Ripples in Spacetime
The most recent addition to astronomer’s ‘messenger’ toolkit is gravitational waves. Hypothesised by Albert Einstein (1921 Nobel Prize in Physics) as ripples in spacetime in 1916, the first detection of a gravitational wave event was made at the Advanced Laser Interferometer Gravitational-Wave Observatory (LIGO) in the US. This vast experiment consists of two large L-shaped observatories – one in Pasadena, California, and the other in Cambridge, Massachusetts – that use mirrors spaced four kilometres apart to detect tiny stretches and compressions of spacetime of the order of one thousandth the size of a proton. In 2015, it registered a hit. Named GW150914, the event was triggered by two black holes merging 1.3 billion years ago.
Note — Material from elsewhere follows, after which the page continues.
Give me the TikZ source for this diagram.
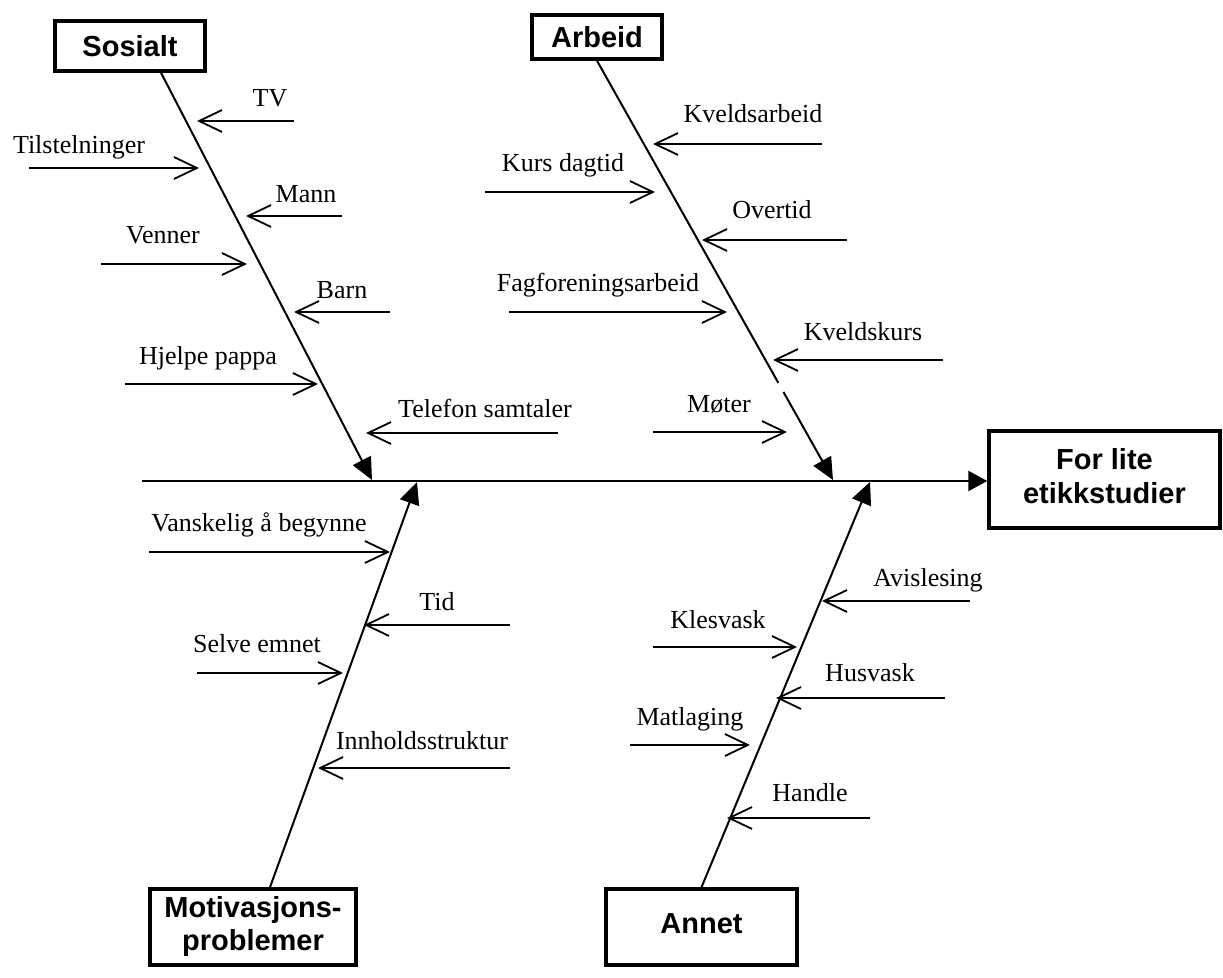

Despite the detection being a triumph for science, the news was not transformational for all astronomers. Black holes were still black and therefore invisible to telescopes. This all changed the same year when the key contributors to the first gravitational wave detection – Rainer Weiss, Barry C. Barish and Kip S. Thorne – were recognised with the 2017 Nobel Prize in Physics. Scientists working at LIGO (and sister observatory Virgo in Italy) detected a neutron star merger for the very first time, named GW170817. Immediately alerting the astronomy community, space-based observatories Fermi and Swift were focused on the area from which the gravitational waves originated, registering a short gamma-ray burst. And further ground- and space-based visible-light observations recorded a short, bright burst of electromagnetic radiation, dubbed a kilonova. In a press release accompanying the announcement, Laura Cadonati, deputy spokesperson for the LIGO Scientific Collaboration, said: “This detection has genuinely opened the doors to a new way of doing astrophysics. I expect it will be remembered as one of the most studied astrophysical events in history.”
As these events have shown, by using several messengers in conjunction, astronomers and physicists can wield a formidable toolkit for probing the highest energies and densest, most violent corners of the cosmos. Though multi-messenger events are presently still rare, the precision and power of observatories searching for each of the four messengers are growing, undoubtedly making it more likely that such events will soon become commonplace. And when they do, physicists will have the ideal cosmic laboratory at their disposal to put their physical theories of the universe to the most extreme and exacting tests imaginable. The huge international collaborative nature of this work, and the advanced technologies and concepts would boggle the mind of Galileo, but the underlying motivation – to understand the universe in which we all reside, by looking up – will continue to burn just as brightly in this new era as it did for the father of observational astronomy.